You can see for the CloudStorageAccount object we are creating a StorageCredentials object and passing two strings, the storage account name, and a storage account access key (more on that in a moment).  In essence, we create each required parent object, until we eventually get a reference to a Table.  Despite having covered setting up a CloudStorageAccount object in the previous linked post, below is a refresher on utilizing your storage’s access keys.

Storage Key’s

As mentioned earlier, creating the storage credentials object, you need to provide it your storage account name and either the primary or secondary base64 key.  This is all information we covered in the article on blob storage, but you can obtain this information from your Azure Portal by selecting “Manage Access Keys” under “Storage”, where it will list your storage accounts you have created.

Azure Storage Access Keys

Yes, as you might have guessed, the access keys are the keys to the kingdom, so you would not want to pass this information out.  However, for the sake of simplicity, I am demonstrating the bases for what we need in order to access a specific table storage account.  We will take a closer look at security later on in this article.

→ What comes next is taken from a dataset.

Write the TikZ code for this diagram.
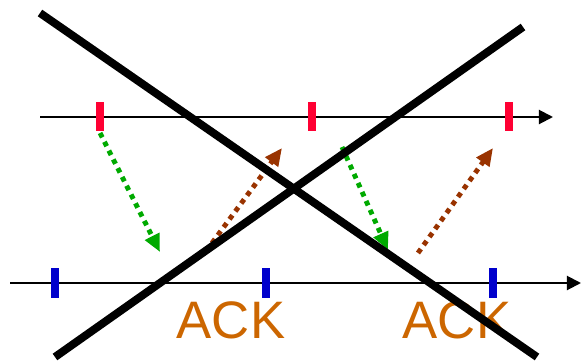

A better approach to acquiring a CloudStorageAccount would be to look at the “Windows Azure Configuration Manager”  NuGet package that can help with abstracting out some of the overhead of creating an account.

 

Creating Tables

So as we saw earlier, in order to create a table we have to have a reference to a table.  Azure has some table naming rules that we will need to follow.  Once we have a reference to a table there are a few different ways to create a table

CloudTable table = tableClient.GetTableReference(“footwear”);
table.Create();

 

Or if your aren’t aware of whether or not it has been created yet

CloudTable table = tableClient.GetTableReference(“footwear”);
table.CreateIfNotExists();

 

You might find code that repeatedly makes CreateIfNotExists method calls anytime they want to interact with Tables.  Recall, when we talked about pricing in the Azure Blob Storage, one of the aspects of billing is that it is based on transactions.  The above create example conducts multiple transactions to validate the table exists.  Therefore, you could easily incur unneeded transactional overhead especially if you are doing this on every attempt to work with a table. For the creation of tables, I would advice you create the tables ahead of time when you can.

 

Insert

In this article, we are going to look at two of the main ways to persist data to your table.  One is through explicitly defining a class in your application that implements the TableEntity class.  While a more implicit, second way to persist data to your table is through the use of the DynamicTableEntity.

We can start off by defining classes to represent our table entities, which will derive from TableEntity, creating a new instance of an entity we want to persist, followed by the table operation we want to carry out (insert) and finally executing it against the table reference we have:

public class Footwear : TableEntity
{
public double Size { get; set; }
public string Brand { get; set; }
public string Name { get; set; }
public string Gender { get; set; }
}

Footwear atheleticShoe = new Footwear()
{
  PartitionKey = "Athletics",
  RowKey = "038389_7_women",
  Brand = "AeroSpeed",
  Size = 7.5,
  Gender = "women",
  Model = 38389
};

TableOperation tableOperation = TableOperation.Insert(atheleticShoe);
TableResult result = table.Execute(tableOperation);

 

As you might have noticed, were using a combination of the model#, size and gender for the Row key.  Depending on what common queries you determine will be used for data retrieval from your table, this key can have significant importance on available unique keys within a partition and sort order.

TableResult provides an encapsulation of two important pieces of information.  One, if you are performing a query, the TableResult.Result will be the returned entity(s).  It also encapsulates the HTTP response.  In the previous article on Blob Storage we learned that the Azure Storage services is a REST API. This HTTP response can provide more insight to the results of a table operation.  Going along in this article you’ll see that I capture the returned result just for completion, but it isn’t always necessary.

 

De-normalization (A Short Commercial Break)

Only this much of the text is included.